Among all patients with metastatic PC, those with LN relapse limited to the regional and/or retroperitoneal LNs may be a distinct group with favourable outcomes if treated adequately. Indeed, long-term complete biochemical remission has been reported in patients who underwent PET/CT-guided surgical resection of low-volume nodal metastases [28]. Moreover, there is a growing body of data indicating a beneficial impact of surgical resection on survival in these patients [7]. In this study, approximately four out of ten patients remained disease-free during follow-up. This is in line with short-term outcomes found in previous studies on SLND in patients with LN-only recurrence based on choline PET or PSMA-11 PET [11, 28]. Nevertheless, long-term data on SLND based on PSMA-11 PET are still limited. Furthermore, a first randomized phase 3 prospective trial designed to determine whether PSMA-11 PET/CT molecular imaging can improve outcomes in patients with early BCR following RP is currently recruiting, highlighting the increasing role of PSMA-11 PET imaging in the tailoring of salvage therapies for BCR after RP [29]. In addition, accurate assessment of the presence of isolated LN relapse and identifying the precise site of positive LN metastases is important for site-directed surgery. Indeed, we have already implemented a radioguided surgical approach to reduce potential risks, costs and morbidity of complete bilateral extended SLND as done in our current study [30].

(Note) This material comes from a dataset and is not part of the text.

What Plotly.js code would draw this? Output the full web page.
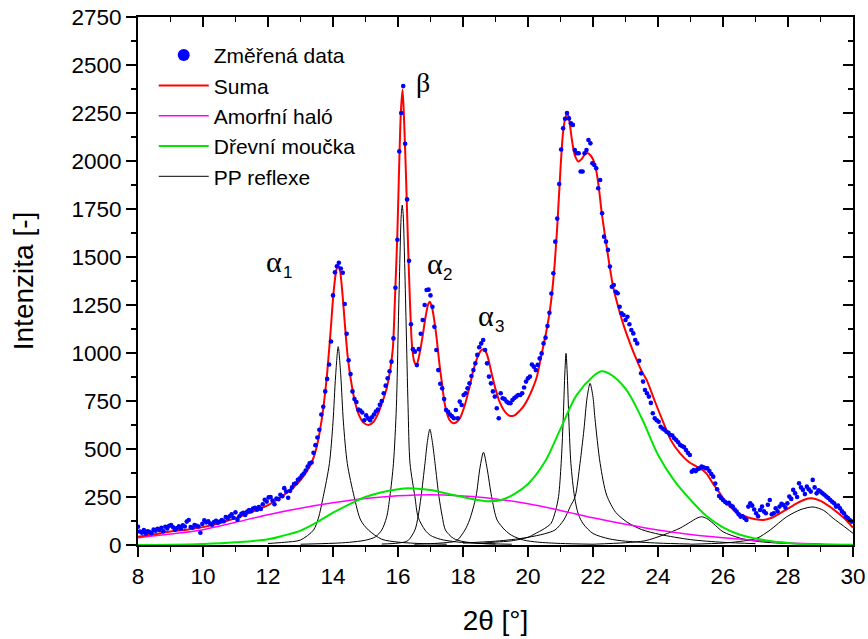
<!DOCTYPE html>
<html><head><meta charset="utf-8">
<script src="https://cdn.plot.ly/plotly-3.0.1.min.js"></script>
<style>html,body{margin:0;padding:0;background:#fff}</style>
</head><body><div id="chart" style="width:868px;height:639px"></div>
<script>
// ---- measured data (2θ from 8.00, step 0.06) ----
const measStart = 8;
const measStep = 0.06;
const measured = [
95, 70, 64, 78, 60, 72, 68, 62, 80, 74,
84, 78, 90, 72, 95, 86, 100, 104, 92, 80,
88, 98, 85, 102, 96, 122, 130, 94, 90, 104,
100, 96, 64, 110, 128, 118, 124, 112, 106, 120,
126, 116, 122, 130, 124, 146, 138, 150, 160, 142,
170, 132, 150, 162, 168, 156, 174, 182, 176, 190,
194, 184, 198, 188, 212, 236, 226, 248, 250, 232,
212, 242, 238, 262, 254, 296, 278, 246, 282, 300,
318, 322, 340, 348, 362, 372, 388, 408, 425, 430,
480, 520, 560, 600, 680, 720, 800, 865, 940, 1060,
1300, 1420, 1452, 1470, 1440, 1418, 1255, 1100, 962, 890,
800, 760, 745, 705, 700, 690, 650, 675, 660, 650,
665, 680, 695, 705, 730, 750, 790, 830, 868, 905,
955, 1076, 1340, 1590, 2050, 2250, 2390, 2090, 1800, 1480,
1150, 1020, 1007, 937, 1020, 1100, 1172, 1250, 1328, 1330,
1300, 1241, 1137, 1016, 911, 840, 816, 760, 703, 694,
680, 670, 660, 703, 660, 747, 729, 781, 790, 816,
842, 880, 911, 946, 990, 1030, 1050, 1068, 1016, 946,
877, 842, 800, 773, 712, 660, 790, 764, 760, 747,
740, 738, 755, 765, 773, 781, 781, 790, 820, 851,
868, 877, 940, 929, 911, 938, 972, 998, 1050, 1080,
1140, 1210, 1310, 1415, 1580, 1700, 1880, 2060, 2170, 2220,
2250, 2222, 2196, 2188, 2057, 2040, 2040, 1945, 1945, 2040,
2057, 2109, 2092, 1988, 1979, 1962, 1858, 1901, 1728, 1606,
1580, 1537, 1450, 1345, 1354, 1319, 1311, 1241, 1207, 1198,
1172, 1189, 1150, 1120, 1102, 1068, 1050, 960, 894, 851,
807, 790, 773, 740, 686, 660, 650, 642, 616, 607,
600, 590, 585, 573, 570, 556, 547, 535, 521, 515,
510, 495, 480, 469, 382, 390, 385, 395, 399, 408,
405, 400, 399, 385, 370, 356, 320, 290, 255, 245,
234, 225, 217, 220, 205, 200, 185, 174, 160, 148,
150, 140, 130, 200, 217, 205, 185, 165, 150, 182,
200, 175, 165, 210, 234, 160, 165, 191, 175, 200,
215, 208, 195, 217, 252, 240, 287, 269, 250, 321,
300, 287, 265, 304, 290, 278, 339, 300, 269, 285,
278, 269, 262, 252, 245, 234, 225, 217, 200, 205,
191, 175, 165, 148, 140, 130, 122
];

// ---- fitted sum ----
const sumaX = [8.0, 8.5, 9.0, 9.5, 10.0, 10.5, 11.0, 11.5, 12.0, 12.5, 12.75, 13.0, 13.2, 13.35, 13.5, 13.65, 13.8, 13.92, 14.02, 14.1, 14.16, 14.22, 14.3, 14.37, 14.45, 14.55, 14.65, 14.78, 14.92, 15.09, 15.25, 15.39, 15.52, 15.65, 15.75, 15.84, 15.91, 15.98, 16.04, 16.09, 16.14, 16.19, 16.25, 16.31, 16.37, 16.43, 16.5, 16.57, 16.65, 16.75, 16.85, 16.93, 16.98, 17.05, 17.12, 17.19, 17.27, 17.34, 17.45, 17.58, 17.7, 17.8, 17.91, 18.05, 18.2, 18.32, 18.45, 18.55, 18.63, 18.72, 18.8, 18.88, 19.0, 19.14, 19.3, 19.45, 19.6, 19.75, 19.86, 20.0, 20.15, 20.27, 20.42, 20.55, 20.68, 20.8, 20.9, 21.0, 21.08, 21.15, 21.22, 21.28, 21.36, 21.45, 21.55, 21.65, 21.75, 21.83, 21.92, 22.01, 22.1, 22.18, 22.27, 22.42, 22.62, 22.8, 22.95, 23.14, 23.34, 23.5, 23.65, 23.9, 24.16, 24.4, 24.68, 24.95, 25.19, 25.35, 25.5, 25.7, 25.91, 26.05, 26.22, 26.45, 26.73, 27.0, 27.24, 27.5, 27.75, 28.0, 28.27, 28.5, 28.73, 29.0, 29.29, 29.55, 29.8, 30.0];
const sumaY = [43, 56, 70, 80, 93, 113, 140, 172, 208, 262, 296, 338, 385, 432, 512, 650, 860, 1100, 1320, 1430, 1458, 1425, 1290, 1140, 985, 860, 765, 685, 640, 625, 642, 686, 745, 815, 900, 1020, 1300, 1620, 2000, 2260, 2372, 2200, 1900, 1560, 1260, 1040, 955, 937, 985, 1080, 1190, 1255, 1267, 1235, 1165, 1075, 950, 859, 725, 652, 634, 640, 662, 725, 822, 911, 980, 1012, 1020, 1000, 955, 894, 812, 740, 692, 672, 677, 700, 722, 762, 818, 875, 995, 1100, 1230, 1420, 1660, 1960, 2150, 2225, 2248, 2200, 2100, 2025, 1997, 2010, 2035, 2042, 2030, 2005, 1950, 1860, 1728, 1554, 1345, 1225, 1140, 1050, 965, 905, 860, 750, 640, 545, 477, 432, 408, 393, 370, 318, 268, 232, 199, 168, 146, 134, 130, 142, 165, 190, 217, 236, 243, 230, 199, 165, 128, 90];

// ---- amorphous halo ----
const amorfX = [8, 9, 10, 11, 12, 13, 14, 15, 16, 17, 18, 19, 20, 21, 22, 23, 24, 25, 26, 27, 28, 29, 30];
const amorfY = [38, 57, 80, 118, 158, 192, 220, 242, 256, 262, 255, 240, 215, 180, 142, 108, 78, 55, 38, 24, 12, 5, 2];

// ---- wood flour ----
const drevX = [8, 9, 10, 11, 12, 12.5, 13, 13.5, 14, 14.5, 15, 15.5, 16, 16.3, 16.7, 17, 17.5, 18, 18.4, 18.8, 19.2, 19.6, 20, 20.5, 21, 21.5, 22, 22.25, 22.5, 23, 23.5, 24, 24.5, 25, 25.5, 26, 26.5, 27, 27.5, 28, 28.5, 29, 30];
const drevY = [0, 1, 5, 14, 30, 50, 75, 118, 168, 212, 250, 275, 290, 295, 292, 286, 268, 250, 236, 228, 236, 268, 318, 428, 605, 782, 878, 905, 893, 815, 660, 470, 335, 235, 150, 92, 55, 34, 19, 10, 4, 1, 0];

// ---- PP reflections ----
const ppA1X = [12.0, 12.5, 13.0, 13.4, 13.55, 13.7, 13.89, 14.0, 14.08, 14.16, 14.24, 14.32, 14.44, 14.65, 14.85, 15.09, 15.5, 16.0, 16.5, 17.0, 17.5];
const ppA1Y = [8, 14, 26, 78, 140, 252, 425, 640, 880, 1033, 880, 640, 425, 252, 130, 78, 30, 15, 9, 6, 4];
const ppBX = [13.0, 14.0, 14.5, 15.0, 15.3, 15.5, 15.65, 15.75, 15.86, 15.95, 16.01, 16.06, 16.1, 16.13, 16.16, 16.2, 16.25, 16.31, 16.37, 16.52, 16.62, 16.83, 17.0, 17.3, 17.8, 18.5, 19.5];
const ppBY = [4, 9, 14, 25, 42, 78, 145, 252, 425, 720, 1150, 1500, 1720, 1770, 1720, 1500, 1150, 720, 425, 252, 145, 78, 50, 30, 16, 8, 4];
const ppA2X = [15.5, 16.0, 16.3, 16.52, 16.62, 16.71, 16.83, 16.91, 16.98, 17.05, 17.14, 17.26, 17.36, 17.46, 17.7, 18.0, 18.5, 19.0];
const ppA2Y = [5, 10, 22, 78, 150, 252, 425, 545, 603, 545, 425, 252, 150, 78, 35, 18, 9, 5];
const ppA3X = [16.5, 17.0, 17.5, 17.8, 18.06, 18.2, 18.4, 18.52, 18.63, 18.74, 18.88, 19.05, 19.29, 19.5, 19.86, 20.3, 21.0, 22.0];
const ppA3Y = [4, 7, 13, 22, 78, 130, 252, 400, 483, 400, 252, 130, 78, 50, 26, 15, 8, 4];
const pp21X = [18.5, 19.0, 19.5, 20.0, 20.2, 20.5, 20.71, 20.85, 20.94, 21.02, 21.08, 21.13, 21.17, 21.21, 21.26, 21.32, 21.43, 21.55, 21.7, 22.0, 22.5, 23.0, 24.0, 25.0];
const pp21Y = [8, 15, 22, 40, 57, 85, 113, 180, 252, 425, 640, 880, 998, 880, 640, 425, 252, 160, 110, 60, 32, 20, 10, 5];
const pp22X = [18.0, 19.0, 19.5, 20.0, 20.5, 20.83, 21.1, 21.3, 21.45, 21.6, 21.72, 21.82, 21.91, 22.0, 22.06, 22.22, 22.42, 22.7, 23.04, 23.5, 24.06, 25.0, 26.0, 27.0];
const pp22Y = [10, 20, 28, 40, 58, 78, 130, 200, 252, 425, 599, 770, 842, 770, 660, 425, 260, 170, 120, 80, 55, 28, 14, 7];
const pp25X = [22.0, 23.0, 23.6, 24.16, 24.68, 25.0, 25.2, 25.34, 25.5, 25.7, 26.0, 26.52, 27.0, 27.5, 28.0, 29.0];
const pp25Y = [4, 12, 22, 52, 88, 120, 140, 147, 138, 112, 69, 36, 20, 12, 8, 4];
const pp29X = [25.0, 26.0, 26.5, 27.04, 27.45, 27.96, 28.4, 28.77, 29.1, 29.39, 29.7, 30.0];
const pp29Y = [4, 10, 18, 35, 78, 147, 185, 198, 180, 139, 100, 61];

const xTicks = [8, 10, 12, 14, 16, 18, 20, 22, 24, 26, 28, 30];
const yTicks = [0, 250, 500, 750, 1000, 1250, 1500, 1750, 2000, 2250, 2500, 2750];

const FONT = 'Arial, "Liberation Sans", sans-serif';
const SERIF = '"Times New Roman", "Liberation Serif", serif';

const ppPeaks = [[ppA1X, ppA1Y], [ppBX, ppBY], [ppA2X, ppA2Y], [ppA3X, ppA3Y], [pp21X, pp21Y], [pp22X, pp22Y], [pp25X, pp25Y], [pp29X, pp29Y]];

const traces = [];
ppPeaks.forEach((p, i) => {
  traces.push({type: 'scatter', mode: 'lines', x: p[0], y: p[1], name: 'PP reflexe',
    legendgroup: 'pp', showlegend: i === 0, legendrank: 5,
    line: {color: '#000000', width: 1, shape: 'spline', smoothing: 0.8}});
});
traces.push({type: 'scatter', mode: 'lines', x: amorfX, y: amorfY, name: 'Amorfní haló', legendrank: 3,
  line: {color: '#ff00ff', width: 1.5, shape: 'spline', smoothing: 1}});
traces.push({type: 'scatter', mode: 'lines', x: drevX, y: drevY, name: 'Dřevní moučka', legendrank: 4,
  line: {color: '#00e600', width: 2, shape: 'spline', smoothing: 1}});
traces.push({type: 'scatter', mode: 'lines', x: sumaX, y: sumaY, name: 'Suma', legendrank: 2,
  line: {color: '#ff0000', width: 2, shape: 'spline', smoothing: 0.8}});
traces.push({type: 'scatter', mode: 'markers', x0: measStart, dx: measStep, y: measured, name: 'Změřená data',
  legendgroup: 'data', showlegend: false, marker: {color: '#0000ff', size: 4.6}});
// legend-only symbol for the measured data (larger dot, draws no point)
traces.push({type: 'scatter', mode: 'markers', x: [null], y: [null], name: 'Změřená data', legendgroup: 'data',
  legendrank: 1, marker: {color: '#0000ff', size: 12}, hoverinfo: 'skip'});
traces.push({type: 'scatter', mode: 'markers', x: [], y: [], xaxis: 'x2', yaxis: 'y2', showlegend: false, hoverinfo: 'skip'});

const tickStyle = {tickcolor: '#000', tickwidth: 1.5};
const ann = (x, y, text, family, size) => ({x, y, xref: 'x', yref: 'y', showarrow: false,
  xanchor: 'center', yanchor: 'middle', text, font: {family, size, color: '#000'}});

const layout = {
  width: 868, height: 639,
  margin: {l: 138, r: 15, t: 17, b: 94},
  paper_bgcolor: '#ffffff', plot_bgcolor: '#ffffff',
  font: {family: FONT, color: '#000', size: 22},
  showlegend: true,
  legend: {x: 0.022, y: 0.966, xanchor: 'left', yanchor: 'top', bgcolor: 'rgba(0,0,0,0)',
    font: {family: FONT, size: 21, color: '#000'}, itemwidth: 50, tracegroupgap: 0},
  xaxis: Object.assign({range: [8, 30], tickvals: xTicks, ticktext: xTicks.map(String), ticks: 'outside', ticklen: 10,
    showline: true, linecolor: '#000', linewidth: 2, mirror: true, showgrid: false, zeroline: false,
    tickfont: {family: FONT, size: 22.5},
    minor: {dtick: 1, tick0: 8, ticks: 'outside', ticklen: 5, tickwidth: 1.5, tickcolor: '#000', showgrid: false},
    title: {text: '2θ [°]', font: {family: FONT, size: 28}, standoff: 22}}, tickStyle),
  yaxis: Object.assign({range: [0, 2750], tickvals: yTicks, ticktext: yTicks.map(String), ticks: 'outside', ticklen: 10,
    showline: true, linecolor: '#000', linewidth: 2, mirror: true, showgrid: false, zeroline: false,
    tickfont: {family: FONT, size: 22.5},
    minor: {dtick: 125, tick0: 0, ticks: 'outside', ticklen: 5, tickwidth: 1.5, tickcolor: '#000', showgrid: false},
    title: {text: 'Intenzita [-]', font: {family: FONT, size: 28}, standoff: 30}}, tickStyle),
  xaxis2: Object.assign({overlaying: 'x', side: 'top', anchor: 'y', range: [8, 30], tickvals: xTicks, ticks: 'inside', ticklen: 10,
    showticklabels: false, showline: false, showgrid: false, zeroline: false,
    minor: {dtick: 1, tick0: 8, ticks: 'inside', ticklen: 5, tickwidth: 1.5, tickcolor: '#000', showgrid: false}}, tickStyle),
  yaxis2: Object.assign({overlaying: 'y', side: 'right', anchor: 'x', range: [0, 2750], tickvals: yTicks, ticks: 'inside', ticklen: 10,
    showticklabels: false, showline: false, showgrid: false, zeroline: false,
    minor: {dtick: 125, tick0: 0, ticks: 'inside', ticklen: 5, tickwidth: 1.5, tickcolor: '#000', showgrid: false}}, tickStyle),
  annotations: [
    ann(12.185, 1475, 'α', SERIF, 30),
    ann(12.585, 1417, '1', FONT, 17),
    ann(16.77, 2411, 'β', SERIF, 28),
    ann(17.14, 1464, 'α', SERIF, 30),
    ann(17.52, 1409, '2', FONT, 17),
    ann(18.71, 1193, 'α', SERIF, 30),
    ann(19.11, 1138, '3', FONT, 17)
  ]
};

Plotly.newPlot('chart', traces, layout, {displayModeBar: false, staticPlot: true});
</script></body></html>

The main limitation of our study was the attribution of dissected LNs to relative regions and subregions. This is known to lead to systematic operator-dependent nomenclature errors that would potentially have affected the results and limited their reproducibility. The PPV in the subregion analysis ranging from 50% to 100% is likely to have resulted from attribution bias from imaging versus surgery. Incomplete removal of involved LNs during surgery also has to be taken into account, as the PPV of PSMA-11 PET is known to be very high. Our study population included a very selected group of patients with LN-only recurrence. By excluding patients with bone or visceral metastases, selection bias was, indeed, one of the limitations of this study. About one-quarter of our cohort underwent ADT prior to imaging, which might have affected the rate of PSMA expression. However, in this relatively small study, subgroup analysis did not show a difference in PSMA-11 PET performance between patients with and without previous ADT (data not shown). In addition, we also do not have data about the extent or template of LN dissection at the time of RP. However, we reported the number of LN harvested, which was lower than the number found on SLND. Moreover, the number of LN harvested is in agreement with the trend in contemporary RP series in which the number of SLND procedures performed and the number of LN harvested are generally decreasing. On the other hand, this study included, to our knowledge, the largest prospective consecutive cohort and evaluated the accuracy of PSMA-11 PET/CT(MRI) in patients undergoing SLND with bilateral extended templates. Besides, the regional and subregional analyses in this study provide evidence of the benefit of implementing site-directed surgery, as the NPV was very high. In this study, the number of LNs harvested during SLND was relatively high, reflecting the completeness of template dissection. Higher LN yield is known to be associated with a higher likelihood of complications such as symptomatic lymphocele. The rate of metastases in these LNs was in accordance with previously reported rates for PSMA-11 PET [31]. Nevertheless, this rate was lower than that reported for PET using choline derivatives (32%) [10].

Conclusion

In this prospective study, PSMA-11 PET/CT(MRI) had high diagnostic accuracy in detecting and localizing LN metastases in men with BCR after RP. The high correlation between PET/CT(MRI) and surgical findings provides evidence of the benefit of site-directed therapeutic surgical intervention that would avoid the possible morbidities of full bilateral extended SLND in a subset of patients.